Potential influences on clinical judgment cover a wide range and include financial incentives inherent in the practice environment (such as incentives to overutilize in the fee-for-service setting or underutilize in the managed care setting) (48), drug industry gifts, and business arrangements involving referrals. Physicians must be conscious of all potential influences and their actions should be guided by appropriate utilization, not by other factors. A fee paid to one physician by another for the referral of a patient, historically known as fee-splitting, is unethical. It is also unethical for a physician to receive a commission or a kickback from anyone, including a company that manufactures or sells medical instruments or medications that are used in the care of the physician's patients. Physicians should not refer patients to an outside facility in which they have invested and at which they do not directly provide care (49).
Physicians may, however, invest in or own health care facilities when capital funding and necessary services are provided that would otherwise not be made available.
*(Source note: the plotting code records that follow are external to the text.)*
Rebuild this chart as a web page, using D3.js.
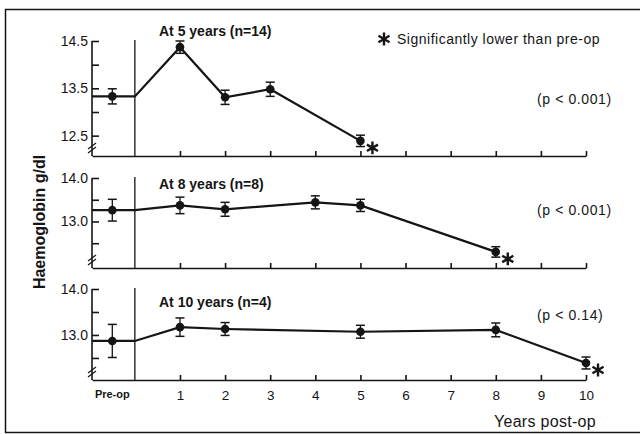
<!DOCTYPE html>
<html>
<head>
<meta charset="utf-8">
<script src="https://cdn.jsdelivr.net/npm/d3@7"></script>
<style>
  body { margin: 0; background: #fff; }
  svg { display: block; font-family: "Liberation Sans", Arial, sans-serif; }
</style>
</head>
<body>
<svg id="chart" width="640" height="434"></svg>
<script>
// x categories
const xTicks = [1, 2, 3, 4, 5, 6, 7, 8, 9, 10];
const preLabel = 'Pre-op';

// panel 1: at 5 years (n=14)
const p1Years = [1, 2, 3, 5];
const p1Mean = [14.37, 13.31, 13.48, 12.39];
const p1Err = [0.13, 0.15, 0.15, 0.12];
const p1Pre = [13.33, 0.16];

// panel 2: at 8 years (n=8)
const p2Years = [1, 2, 4, 5, 8];
const p2Mean = [13.37, 13.28, 13.44, 13.37, 12.30];
const p2Err = [0.19, 0.16, 0.15, 0.14, 0.12];
const p2Pre = [13.26, 0.25];

// panel 3: at 10 years (n=4)
const p3Years = [1, 2, 5, 8, 10];
const p3Mean = [13.17, 13.13, 13.07, 13.11, 12.39];
const p3Err = [0.20, 0.14, 0.14, 0.15, 0.13];
const p3Pre = [12.87, 0.36];

const titles = ['At 5 years (n=14)', 'At 8 years (n=8)', 'At 10 years (n=4)'];
const pValues = ['(p < 0.001)', '(p < 0.001)', '(p < 0.14)'];

const svg = d3.select('#chart');
const ink = '#151515';

// frame (right side runs off the page)
svg.append('path')
  .attr('d', 'M660,9.5H5.5V432.5H660')
  .attr('fill', 'none').attr('stroke', ink).attr('stroke-width', 1.5);

const x = d3.scaleLinear().domain([-0.95, 10]).range([92, 586]);

const panels = [
  { years: p1Years, mean: p1Mean, err: p1Err, pre: p1Pre, dom: [12.07, 14.5], rng: [156, 41],
    ticks: [12.5, 13, 13.5, 14, 14.5], labels: [12.5, 13.5, 14.5], star: 5, titleY: 36, pY: 104 },
  { years: p2Years, mean: p2Mean, err: p2Err, pre: p2Pre, dom: [11.93, 14.0], rng: [268, 178],
    ticks: [12.5, 13, 13.5, 14], labels: [13, 14], star: 8, titleY: 189, pY: 215 },
  { years: p3Years, mean: p3Mean, err: p3Err, pre: p3Pre, dom: [12.02, 14.0], rng: [380, 289],
    ticks: [12.5, 13, 13.5, 14], labels: [13, 14], star: 10, titleY: 307, pY: 320 }
];

const starSym = d3.symbol().type(d3.symbolAsterisk).size(115);

panels.forEach((p, i) => {
  const y = d3.scaleLinear().domain(p.dom).range(p.rng);
  const g = svg.append('g');
  const bottom = p.rng[0];
  const top = p.rng[1];

  // y axis, ticks point inwards
  const yAxis = d3.axisLeft(y).tickValues(p.ticks).tickSizeInner(-7).tickSizeOuter(0)
    .tickPadding(4)
    .tickFormat(d => (p.labels.includes(d) ? d3.format('.1f')(d) : ''));
  const ya = g.append('g').attr('transform', `translate(${x.range()[0]},0)`).call(yAxis);
  ya.select('.domain').attr('d', `M0,${top}V${bottom}`).attr('stroke-width', 1.6).attr('stroke', ink);
  ya.selectAll('.tick line').attr('stroke-width', 1.6).attr('stroke', ink);
  ya.selectAll('.tick text').attr('font-size', 14).attr('fill', ink);

  // axis break
  [0, 4].forEach(o => {
    g.append('line')
      .attr('x1', 88).attr('y1', bottom - 6 - o + 3)
      .attr('x2', 96).attr('y2', bottom - 6 - o - 3)
      .attr('stroke', ink).attr('stroke-width', 1.2);
  });

  // x axis
  const xAxis = d3.axisBottom(x).tickValues(xTicks).tickSizeInner(-5).tickSizeOuter(0)
    .tickPadding(10)
    .tickFormat(i === 2 ? d3.format('d') : '');
  const xa = g.append('g').attr('transform', `translate(0,${bottom})`).call(xAxis);
  xa.select('.domain').attr('stroke-width', 1.6).attr('stroke', ink);
  xa.selectAll('.tick line').attr('stroke-width', 1.6).attr('stroke', ink);
  xa.selectAll('.tick text').attr('font-size', 13.5).attr('fill', ink);

  if (i === 2) {
    g.append('text').attr('x', x(-0.5)).attr('y', bottom + 18)
      .attr('text-anchor', 'middle').attr('font-size', 11).attr('font-weight', 'bold')
      .attr('fill', ink).text(preLabel);
  }

  // pre-op separator
  g.append('line').attr('x1', x(0)).attr('x2', x(0)).attr('y1', top - 1).attr('y2', bottom)
    .attr('stroke', ink).attr('stroke-width', 1.3);

  // data line
  const pts = [[x.domain()[0], p.pre[0]], [0, p.pre[0]]]
    .concat(p.years.map((yr, k) => [yr, p.mean[k]]));
  g.append('path')
    .attr('d', d3.line().x(d => x(d[0])).y(d => y(d[1]))(pts))
    .attr('fill', 'none').attr('stroke', ink).attr('stroke-width', 2.2);

  // points with error bars
  const dots = [{ xv: -0.5, m: p.pre[0], e: p.pre[1] }]
    .concat(p.years.map((yr, k) => ({ xv: yr, m: p.mean[k], e: p.err[k] })));
  dots.forEach(d => {
    const cx = x(d.xv);
    g.append('line').attr('x1', cx).attr('x2', cx)
      .attr('y1', y(d.m - d.e)).attr('y2', y(d.m + d.e))
      .attr('stroke', ink).attr('stroke-width', 1.3);
    [d.m - d.e, d.m + d.e].forEach(v => {
      g.append('line').attr('x1', cx - 4.5).attr('x2', cx + 4.5)
        .attr('y1', y(v)).attr('y2', y(v))
        .attr('stroke', ink).attr('stroke-width', 1.5);
    });
    g.append('circle').attr('cx', cx).attr('cy', y(d.m)).attr('r', 4.3).attr('fill', ink);
  });

  // significance star
  const k = p.years.indexOf(p.star);
  g.append('path')
    .attr('d', starSym())
    .attr('transform', `translate(${x(p.star) + 12},${y(p.mean[k]) + 7})`)
    .attr('fill', 'none').attr('stroke', ink).attr('stroke-width', 2.4);

  // titles and p values
  g.append('text').attr('x', 159).attr('y', p.titleY)
    .attr('font-size', 14).attr('font-weight', 'bold').attr('fill', ink).text(titles[i]);
  g.append('text').attr('x', 537).attr('y', p.pY)
    .attr('font-size', 14).attr('letter-spacing', 0.6).attr('fill', ink).text(pValues[i]);
});

// legend
svg.append('path')
  .attr('d', starSym())
  .attr('transform', 'translate(384,39)')
  .attr('fill', 'none').attr('stroke', ink).attr('stroke-width', 2.4);
svg.append('text').attr('x', 397).attr('y', 44)
  .attr('font-size', 14).attr('letter-spacing', 0.5).attr('fill', ink)
  .text('Significantly lower than pre-op');

// axis titles
svg.append('text')
  .attr('transform', 'translate(45,222) rotate(-90)')
  .attr('text-anchor', 'middle').attr('font-size', 16).attr('font-weight', 'bold')
  .attr('fill', ink).text('Haemoglobin g/dl');
svg.append('text').attr('x', 596).attr('y', 427)
  .attr('text-anchor', 'end').attr('font-size', 16).attr('letter-spacing', 0.3)
  .attr('fill', ink).text('Years post-op');
</script>
</body>
</html>
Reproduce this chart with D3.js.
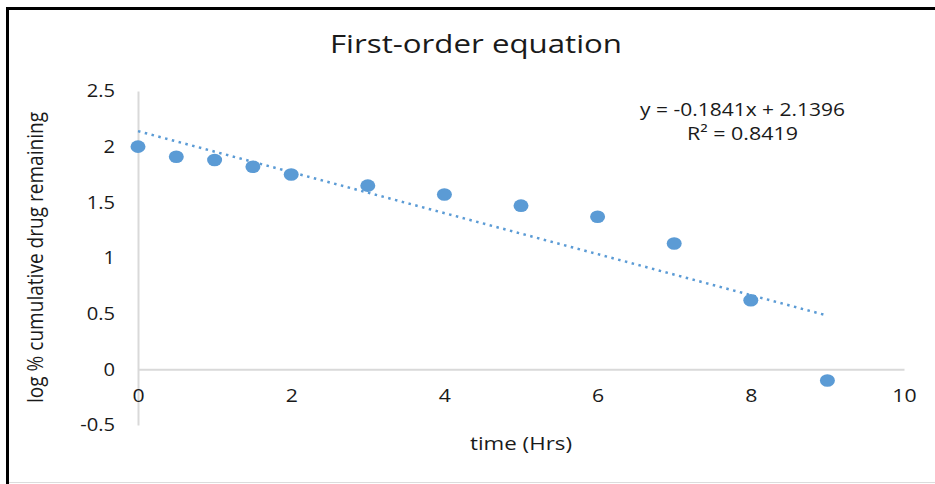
<!DOCTYPE html>
<html>
<head>
<meta charset="utf-8">
<script src="https://cdn.jsdelivr.net/npm/d3@7"></script>
<style>
  body { margin: 0; background: #fff; }
  text { font-family: "Open Sans", "Noto Sans", sans-serif; fill: #1a1a1a; }
</style>
</head>
<body>
<div id="chart"></div>
<script>
// time (Hrs) and log % cumulative drug remaining
const times = [0, 0.5, 1, 1.5, 2, 3, 4, 5, 6, 7, 8, 9];
const logRemaining = [2.0, 1.91, 1.88, 1.82, 1.75, 1.65, 1.57, 1.47, 1.37, 1.13, 0.62, -0.1];
// linear trendline endpoints (from y = -0.1841x + 2.1396)
const trendPoints = [[0, 2.1396], [9, 0.4827]];
const xTicks = [0, 2, 4, 6, 8, 10];
const yTicks = [-0.5, 0, 0.5, 1, 1.5, 2, 2.5];
const titleText = 'First-order equation';
const xLabel = 'time (Hrs)';
const yLabel = 'log % cumulative drug remaining';
const eqLines = ['y = -0.1841x + 2.1396', 'R² = 0.8419'];

const width = 935;
const height = 484;
const margin = { top: 91, right: 31, bottom: 59, left: 138 };

const svg = d3.select('#chart')
    .append('svg')
    .attr('width', width)
    .attr('height', height);

// the source picture's text is a little wider than the font, so stretch it
function stretch(sel, k) {
    sel.each(function() {
        const w = this.getComputedTextLength();
        d3.select(this).attr('textLength', w * k).attr('lengthAdjust', 'spacingAndGlyphs');
    });
}

// frame (black on top/left, faint at the bottom)
svg.append('line').attr('x1', 7.5).attr('x2', width).attr('y1', 8.5).attr('y2', 8.5)
    .attr('stroke', '#000').attr('stroke-width', 3);
svg.append('line').attr('x1', 7.5).attr('x2', 7.5).attr('y1', 7).attr('y2', height)
    .attr('stroke', '#000').attr('stroke-width', 3);
svg.append('line').attr('x1', 9).attr('x2', width).attr('y1', 482.5).attr('y2', 482.5)
    .attr('stroke', '#dcdcdc').attr('stroke-width', 1);

const x = d3.scaleLinear()
    .domain([0, 10])
    .range([margin.left, width - margin.right]);

const y = d3.scaleLinear()
    .domain([-0.5, 2.5])
    .range([height - margin.bottom, margin.top]);

const fmt = d => String(d);

// y axis
const yAxis = svg.append('g')
    .attr('transform', `translate(${margin.left},0)`)
    .call(d3.axisLeft(y).tickValues(yTicks).tickSize(0).tickPadding(23).tickFormat(fmt));
yAxis.select('.domain').attr('stroke', '#d9d9d9').attr('stroke-width', 2);
yAxis.selectAll('text')
    .style('font-size', '18px')
    .style('font-family', '"Open Sans", sans-serif')
    .attr('fill', '#1a1a1a')
    .call(stretch, 1.12);

// x axis along y = 0
const xAxis = svg.append('g')
    .attr('transform', `translate(0,${y(0)})`)
    .call(d3.axisBottom(x).tickValues(xTicks).tickSize(0).tickPadding(20).tickFormat(fmt));
xAxis.select('.domain').attr('stroke', '#d9d9d9').attr('stroke-width', 2);
xAxis.selectAll('text')
    .style('font-size', '18px')
    .style('font-family', '"Open Sans", sans-serif')
    .attr('fill', '#1a1a1a')
    .call(stretch, 1.18);

// trendline
svg.append('path')
    .datum(trendPoints)
    .attr('fill', 'none')
    .attr('stroke', '#5b9bd5')
    .attr('stroke-width', 2.5)
    .attr('stroke-dasharray', '2.5 4.5')
    .attr('d', d3.line().x(d => x(d[0])).y(d => y(d[1])));

// points
svg.selectAll('.dot')
    .data(times.map((t, i) => ({ t, v: logRemaining[i] })))
    .enter().append('ellipse')
    .attr('class', 'dot')
    .attr('cx', d => x(d.t))
    .attr('cy', d => y(d.v))
    .attr('rx', 7.5)
    .attr('ry', 6.3)
    .attr('fill', '#5b9bd5');

// title
svg.append('text')
    .attr('x', 476)
    .attr('y', 53)
    .attr('text-anchor', 'middle')
    .style('font-size', '25px')
    .attr('textLength', 292)
    .attr('lengthAdjust', 'spacingAndGlyphs')
    .text(titleText);

// axis titles
svg.append('text')
    .attr('x', 521)
    .attr('y', 450)
    .attr('text-anchor', 'middle')
    .style('font-size', '19px')
    .attr('textLength', 102)
    .attr('lengthAdjust', 'spacingAndGlyphs')
    .text(xLabel);

svg.append('text')
    .attr('transform', 'translate(43,257.5) rotate(-90)')
    .attr('text-anchor', 'middle')
    .style('font-size', '21px')
    .attr('textLength', 291)
    .attr('lengthAdjust', 'spacingAndGlyphs')
    .text(yLabel);

// equation label
const eqWidths = [205, 111];
svg.selectAll('.eq')
    .data(eqLines)
    .enter().append('text')
    .attr('class', 'eq')
    .attr('x', 742.5)
    .attr('y', (d, i) => 116 + i * 24)
    .attr('text-anchor', 'middle')
    .style('font-size', '18px')
    .attr('textLength', (d, i) => eqWidths[i])
    .attr('lengthAdjust', 'spacingAndGlyphs')
    .text(d => d);
</script>
</body>
</html>
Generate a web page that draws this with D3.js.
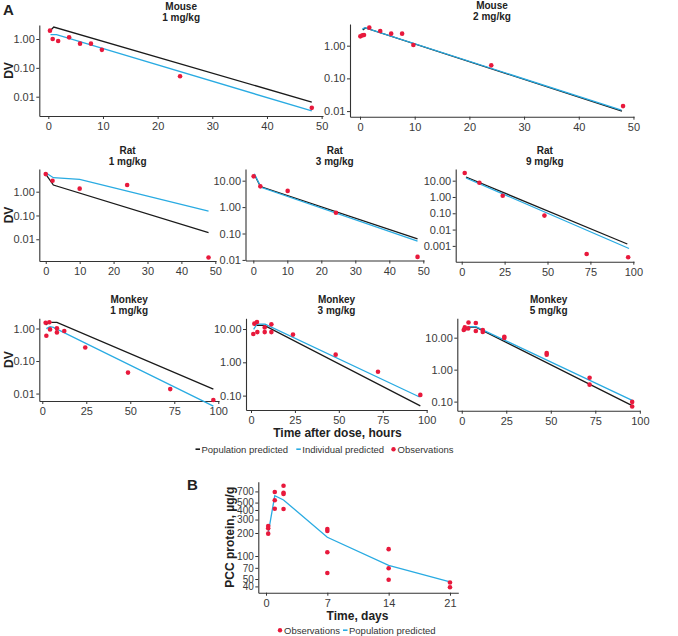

In such situations, in addition to disclosing these interests to patients, safeguards must be established against abuse, impropriety, or the appearance of impropriety (49).
Physicians may invest in publicly traded securities. However, care must be taken to avoid investment decisions that may create a conflict of interest or the perception of a conflict of interest.
The acceptance of individual gifts, hospitality, trips, and subsidies of all types from the health care industry by an individual physician is strongly discouraged. The acceptance of even small gifts has been documented to affect clinical judgment and heightens the perception (as well as the reality) of a conflict of interest (50). While following the Royal College of Physicians' guideline, "Would I be willing to have this arrangement generally known?" (51), physicians should also ask, "What would the public or my patients think of this arrangement?"
Physicians must critically evaluate medical information provided by detail persons, advertisements, or industry-sponsored educational programs. Physicians with ties to a particular company should disclose their interests when speaking or writing about a company product. Most journal editors require that authors and peer reviewers disclose any potential conflicts of interest. Editors themselves should be free from conflicts of interest concerning particular papers.
Advertising
Advertising by physicians or health care institutions is unethical when it contains statements that are unsubstantiated,false, deceptive, or misleading, including statements that mislead by omitting necessary information.